Dynamic Programming (DP) is one of the foundational methods in reinforcement learning. It provides systematic techniques to compute optimal policies when the full model of the environment is known.

In DP, the agent has complete knowledge of:

All possible states
All possible actions
Transition probabilities P(s' | s, a)
Reward function R(s, a, s')

With this information, DP methods iteratively improve value estimates to find optimal solutions. While many real-world environments lack a full model, understanding DP is crucial for developing advanced RL algorithms.

Policy Evaluation

Concept: Determine how good a given policy π is.

If an agent follows policy π, the value of each state represents the expected cumulative reward starting from that state.
Policy evaluation iteratively updates state values until they converge.

Key idea:

Start with initial estimates V(s)
Use the Bellman expectation equation: V^π(s) = Σ_a π(a|s) Σ_{s'} P(s'|s,a) [ R(s,a,s') + γ V^π(s') ]
Repeat until values stabilize.

Purpose: Answers the question: “If the agent follows this policy, how good are the states?”

Policy Improvement

Concept: Use the current value estimates to make the policy better.

For each state s, select the action a that maximizes expected return: π_new(s) = argmax_a Σ_{s'} P(s'|s,a) [ R(s,a,s') + γ V^π(s') ]
Replace the old policy with the improved policy.
Repeat this process iteratively.

Key idea: Make the policy greedy with respect to the value function, always choosing actions that maximize expected reward.

Policy Iteration

Concept: Combine policy evaluation and improvement into a loop.

Steps:

Start with an initial policy.
Evaluate the policy (compute V^π).
Improve the policy using current value estimates.
Repeat until the policy stops changing.

Outcome: Guarantees convergence to the optimal policy π* for finite MDPs.

Note: Can be computationally intensive for large environments, but provides a solid theoretical framework.

Value Iteration

Concept: A more efficient alternative to policy iteration.

Instead of fully evaluating the policy before improving it, value iteration combines evaluation and improvement in one step.
Update state values using: V_{k+1}(s) = max_a Σ_{s'} P(s'|s,a) [ R(s,a,s') + γ V_k(s') ]
Iterate until V_k(s) → V*(s).

Optimal policy: Once V* is known: π*(s) = argmax_a Σ_{s'} P(s'|s,a) [ R(s,a,s') + γ V*(s') ]

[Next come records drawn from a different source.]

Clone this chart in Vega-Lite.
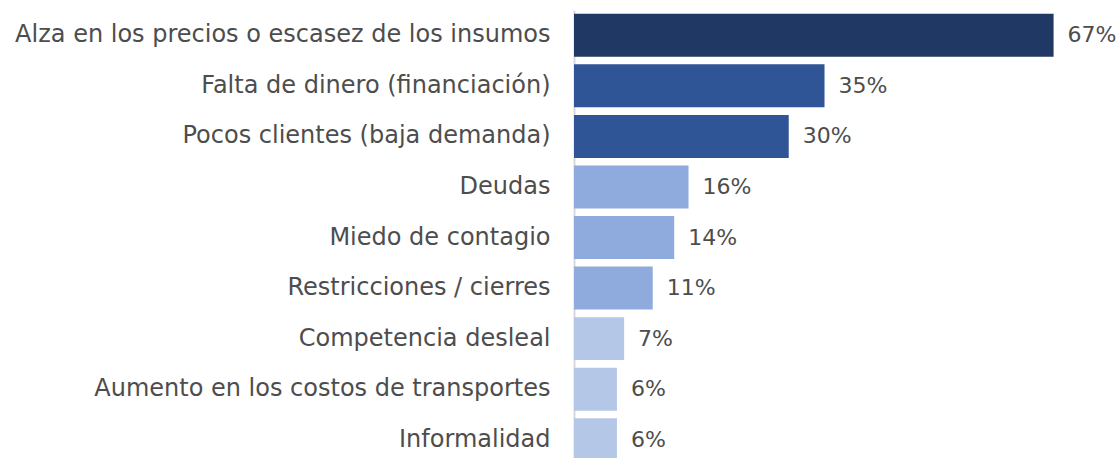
{
  "$schema": "https://vega.github.io/schema/vega-lite/v6.json",
  "autosize": "none",
  "padding": {"left": 574, "top": 10, "right": 0, "bottom": 0},
  "width": 544,
  "height": 455,
  "background": "white",
  "config": {"view": {"stroke": null}, "font": "DejaVu Sans"},
  "data": {
    "values": [
      {"causa": "Alza en los precios o escasez de los insumos", "valor": 0.67},
      {"causa": "Falta de dinero (financiación)", "valor": 0.35},
      {"causa": "Pocos clientes (baja demanda)", "valor": 0.30},
      {"causa": "Deudas", "valor": 0.16},
      {"causa": "Miedo de contagio", "valor": 0.14},
      {"causa": "Restricciones / cierres", "valor": 0.11},
      {"causa": "Competencia desleal", "valor": 0.07},
      {"causa": "Aumento en los costos de transportes", "valor": 0.06},
      {"causa": "Informalidad", "valor": 0.06}
    ]
  },
  "encoding": {
    "y": {
      "field": "causa",
      "type": "nominal",
      "sort": null,
      "scale": {"paddingInner": 0.15, "paddingOuter": 0.075},
      "axis": {
        "title": null,
        "ticks": false,
        "labelPadding": 24,
        "labelFontSize": 24,
        "labelColor": "#4D4D4D",
        "labelFont": "DejaVu Sans",
        "labelFontWeight": "normal",
        "labelLimit": 600,
        "domainColor": "#D9D9D9",
        "domainWidth": 2,
        "grid": false
      }
    },
    "x": {
      "field": "valor",
      "type": "quantitative",
      "scale": {"domain": [0, 0.76]},
      "axis": null
    }
  },
  "layer": [
    {
      "mark": {"type": "bar"},
      "encoding": {
        "color": {
          "field": "valor",
          "type": "quantitative",
          "scale": {"type": "threshold", "domain": [0.1, 0.2, 0.5], "range": ["#B4C7E7", "#8FAADC", "#2F5597", "#203864"]},
          "legend": null
        }
      }
    },
    {
      "mark": {"type": "text", "align": "left", "baseline": "middle", "dx": 14, "fontSize": 22, "color": "#4D4D4D", "font": "DejaVu Sans"},
      "encoding": {
        "text": {"field": "valor", "type": "quantitative", "format": ".0%"}
      }
    }
  ]
}
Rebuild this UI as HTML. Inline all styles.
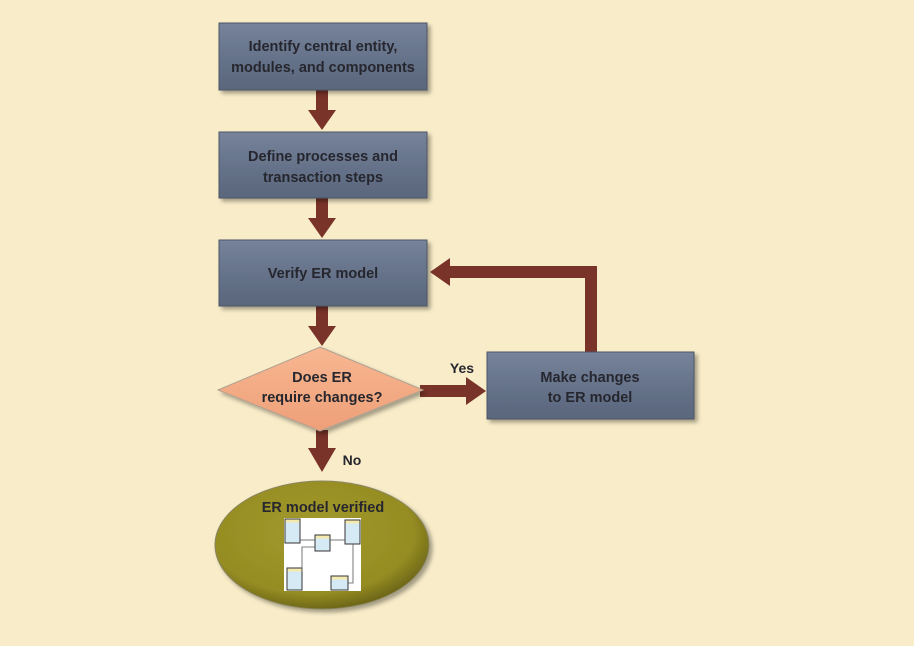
<!DOCTYPE html>
<html><head><style>
body{margin:0;width:914px;height:641px;background:#f9edc9;overflow:hidden;font-family:"Liberation Sans",sans-serif}
</style></head><body>
<svg width="914" height="641" xmlns="http://www.w3.org/2000/svg">
<defs>
<linearGradient id="bx" x1="0" y1="0" x2="0" y2="1"><stop offset="0" stop-color="#76839a"/><stop offset="0.5" stop-color="#66738a"/><stop offset="1" stop-color="#5a667c"/></linearGradient>
<radialGradient id="el" cx="0.45" cy="0.4" r="0.6"><stop offset="0" stop-color="#a39a2e"/><stop offset="0.8" stop-color="#958c22"/><stop offset="1" stop-color="#6f6818"/></radialGradient>
<linearGradient id="dm" x1="0" y1="0" x2="0" y2="1"><stop offset="0" stop-color="#f7b791"/><stop offset="1" stop-color="#ee9f78"/></linearGradient>
<filter id="sh"><feDropShadow dx="3" dy="3" stdDeviation="2" flood-color="#000" flood-opacity="0.35"/></filter>
</defs>
<g fill="#7a3328">
<rect x="316" y="90" width="12" height="22"/><polygon points="308,110 336,110 322,130"/>
<rect x="316" y="198" width="12" height="22"/><polygon points="308,218 336,218 322,238"/>
<rect x="316" y="306" width="12" height="22"/><polygon points="308,326 336,326 322,346"/>
<rect x="316" y="430" width="12" height="22"/><polygon points="308,448 336,448 322,472"/>
<rect x="420" y="385" width="48" height="12"/><polygon points="466,377 466,405 486,391"/>
<rect x="585" y="266" width="12" height="86"/><rect x="448" y="266" width="149" height="12"/><polygon points="450,258 450,286 430,272"/>
</g>
<g filter="url(#sh)">
<rect x="219" y="23" width="208" height="67" fill="url(#bx)" stroke="#4d5668"/>
<rect x="219" y="132" width="208" height="66" fill="url(#bx)" stroke="#4d5668"/>
<rect x="219" y="240" width="208" height="66" fill="url(#bx)" stroke="#4d5668"/>
<rect x="487" y="352" width="207" height="67" fill="url(#bx)" stroke="#4d5668"/>
<polygon points="320,347 423,390 320,431 218,390" fill="url(#dm)" stroke="#b0a090"/>
<ellipse cx="322" cy="545" rx="107" ry="64" fill="url(#el)" stroke="#8a8560"/>
</g>
<g font-weight="bold" font-size="14.5" fill="#26262e" text-anchor="middle">
<text x="323" y="51">Identify central entity,</text>
<text x="323" y="72">modules, and components</text>
<text x="323" y="161">Define processes and</text>
<text x="323" y="182">transaction steps</text>
<text x="323" y="278">Verify ER model</text>
<text x="590" y="382">Make changes</text>
<text x="590" y="402">to ER model</text>
<text x="322" y="382">Does ER</text>
<text x="322" y="402">require changes?</text>
<text x="323" y="512">ER model verified</text>
<text x="462" y="373" font-size="14">Yes</text>
<text x="352" y="465" font-size="14">No</text>
</g>
<rect x="284" y="518" width="77" height="73" fill="#fff"/>
<g stroke="#333" stroke-width="1" fill="#d6eaf6">
<rect x="285" y="519" width="15" height="24"/><rect x="345" y="520" width="15" height="24"/>
<rect x="315" y="535" width="15" height="16"/><rect x="287" y="568" width="15" height="22"/>
<rect x="331" y="576" width="17" height="14"/>
</g>
<g fill="#f4eab0"><rect x="285.5" y="519.5" width="14" height="3"/><rect x="345.5" y="520.5" width="14" height="3"/><rect x="315.5" y="535.5" width="14" height="3"/><rect x="287.5" y="568.5" width="14" height="3"/><rect x="331.5" y="576.5" width="16" height="3"/></g>
<g stroke="#555" fill="none" stroke-width="0.8"><path d="M300,540 H315"/><path d="M345,540 H330"/><path d="M302,572 V547 H315"/><path d="M348,583 H353 V544"/></g>
</svg>
</body></html>
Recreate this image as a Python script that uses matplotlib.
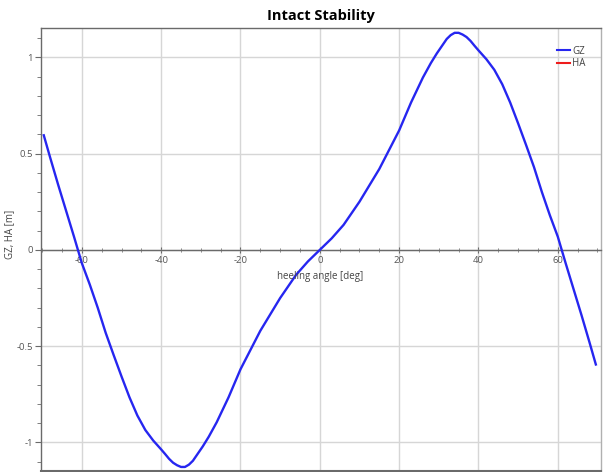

Key advantage: Often faster and simpler than full policy iteration.

Convergence of Dynamic Programming

Dynamic Programming methods are guaranteed to converge under certain conditions:

Finite states and actions
Discount factor 0 ≤ γ < 1
Accurate transition probabilities and rewards

Limitation: Requires a complete model of the environment, which is rarely available in practice. This limitation motivates model-free RL methods, such as Monte Carlo and Temporal Difference learning.

Summary

Dynamic Programming provides the theoretical foundation for solving reinforcement learning problems when the full environment model is known.

Key concepts:

Policy Evaluation: Estimate state values under a policy
Policy Improvement: Update policy using value estimates
Policy Iteration: Repeat evaluation and improvement until convergence
Value Iteration: Combine evaluation and improvement into a single iterative step

Even though DP is often impractical for large or unknown environments, it is essential for understanding how optimal RL policies can be computed.